### Request
Print the listing in its entirety and exactly, leaving out images.

##### Source material

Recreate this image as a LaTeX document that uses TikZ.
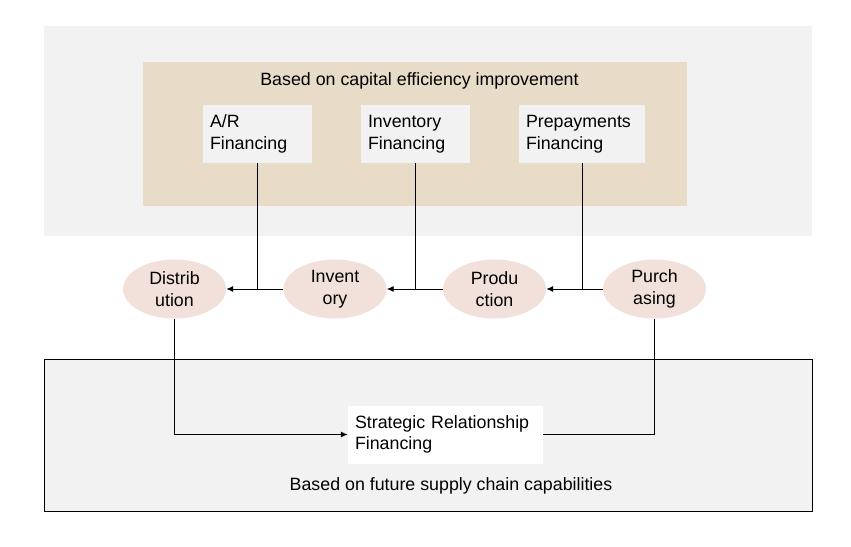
\documentclass[tikz,border=0pt]{standalone}
\usepackage{fontspec}
\setmainfont{Liberation Sans}
\usepackage{tikz}
\usetikzlibrary{arrows.meta,shapes.geometric}
\usepackage{xcolor}
\definecolor{scgray}{RGB}{242,242,242}
\definecolor{scbeige}{RGB}{232,220,201}
\definecolor{scpink}{RGB}{242,225,218}
\tikzstyle{panel} = [rectangle, inner sep=0pt, fill=scgray]
\tikzstyle{finbox} = [rectangle, inner xsep=7pt, inner ysep=0pt, align=left, fill=scgray, minimum height=58pt]
\tikzstyle{stage} = [ellipse, fill=scpink, minimum width=103pt, minimum height=59pt, inner sep=0pt, align=center]
\tikzstyle{link} = [line width=1pt]
\tikzstyle{arrow} = [line width=1pt,-{Latex[length=7pt,width=6pt]}]

\begin{document}
\begin{tikzpicture}[x=1pt,y=-1pt,font=\fontsize{17.8}{21.5}\selectfont]
\useasboundingbox (0,0) rectangle (851,546);
% capital efficiency part
\node[panel, minimum width=768pt, minimum height=210pt] (capband) at (428,131) {};
\node[panel, fill=scbeige, minimum width=544pt, minimum height=144pt] (cappanel) at (415,134) {};
\node (captitle) at (419.5,81) {Based on capital efficiency improvement};
\node[finbox, text width=95pt] (arfin) at (257.5,134) {A/R\\Financing};
\node[finbox, text width=94.5pt] (invfin) at (415.25,134) {Inventory\\Financing};
\node[finbox, text width=112pt] (prefin) at (582,134) {Prepayments\\Financing};

% supply chain stages
\node[stage] (dist) at (174.5,289) {Distrib\\ution};
\node[stage] (inv) at (335,289) {Invent\\ory};
\node[stage] (prod) at (494.5,289) {Produ\\ction};
\node[stage] (purch) at (654.5,289) {Purch\\asing};

% future capabilities part
\node[panel, draw=black, line width=1pt, minimum width=768pt, minimum height=152pt] (futbox) at (428,435) {};
\node[finbox, fill=white, text width=181pt] (srfin) at (445.5,434.5) {Strategic Relationship\\Financing};
\node (futtitle) at (451,486) {Based on future supply chain capabilities};

\draw[link] (arfin.south) -- (arfin.south |- dist.east);
\draw[arrow] (inv.west) -- (dist.east);
\draw[link] (invfin.south) -- (invfin.south |- inv.east);
\draw[arrow] (prod.west) -- (inv.east);
\draw[link] (prefin.south) -- (prefin.south |- prod.east);
\draw[arrow] (purch.west) -- (prod.east);
\draw[arrow] (dist.south) |- (srfin.west);
\draw[link] (purch.south) |- (srfin.east);
\end{tikzpicture}
\end{document}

##########

### Exercise answer
Recreate this image as a LaTeX document that uses TikZ.
\documentclass[tikz,border=0pt]{standalone}
\usepackage{fontspec}
\setmainfont{Liberation Sans}
\usepackage{tikz}
\usetikzlibrary{arrows.meta,shapes.geometric}
\usepackage{xcolor}
\definecolor{scgray}{RGB}{242,242,242}
\definecolor{scbeige}{RGB}{232,220,201}
\definecolor{scpink}{RGB}{242,225,218}
\tikzstyle{panel} = [rectangle, inner sep=0pt, fill=scgray]
\tikzstyle{finbox} = [rectangle, inner xsep=7pt, inner ysep=0pt, align=left, fill=scgray, minimum height=58pt]
\tikzstyle{stage} = [ellipse, fill=scpink, minimum width=103pt, minimum height=59pt, inner sep=0pt, align=center]
\tikzstyle{link} = [line width=1pt]
\tikzstyle{arrow} = [line width=1pt,-{Latex[length=7pt,width=6pt]}]

\begin{document}
\begin{tikzpicture}[x=1pt,y=-1pt,font=\fontsize{17.8}{21.5}\selectfont]
\useasboundingbox (0,0) rectangle (851,546);
% capital efficiency part
\node[panel, minimum width=768pt, minimum height=210pt] (capband) at (428,131) {};
\node[panel, fill=scbeige, minimum width=544pt, minimum height=144pt] (cappanel) at (415,134) {};
\node (captitle) at (419.5,81) {Based on capital efficiency improvement};
\node[finbox, text width=95pt] (arfin) at (257.5,134) {A/R\\Financing};
\node[finbox, text width=94.5pt] (invfin) at (415.25,134) {Inventory\\Financing};
\node[finbox, text width=112pt] (prefin) at (582,134) {Prepayments\\Financing};

% supply chain stages
\node[stage] (dist) at (174.5,289) {Distrib\\ution};
\node[stage] (inv) at (335,289) {Invent\\ory};
\node[stage] (prod) at (494.5,289) {Produ\\ction};
\node[stage] (purch) at (654.5,289) {Purch\\asing};

% future capabilities part
\node[panel, draw=black, line width=1pt, minimum width=768pt, minimum height=152pt] (futbox) at (428,435) {};
\node[finbox, fill=white, text width=181pt] (srfin) at (445.5,434.5) {Strategic Relationship\\Financing};
\node (futtitle) at (451,486) {Based on future supply chain capabilities};

\draw[link] (arfin.south) -- (arfin.south |- dist.east);
\draw[arrow] (inv.west) -- (dist.east);
\draw[link] (invfin.south) -- (invfin.south |- inv.east);
\draw[arrow] (prod.west) -- (inv.east);
\draw[link] (prefin.south) -- (prefin.south |- prod.east);
\draw[arrow] (purch.west) -- (prod.east);
\draw[arrow] (dist.south) |- (srfin.west);
\draw[link] (purch.south) |- (srfin.east);
\end{tikzpicture}
\end{document}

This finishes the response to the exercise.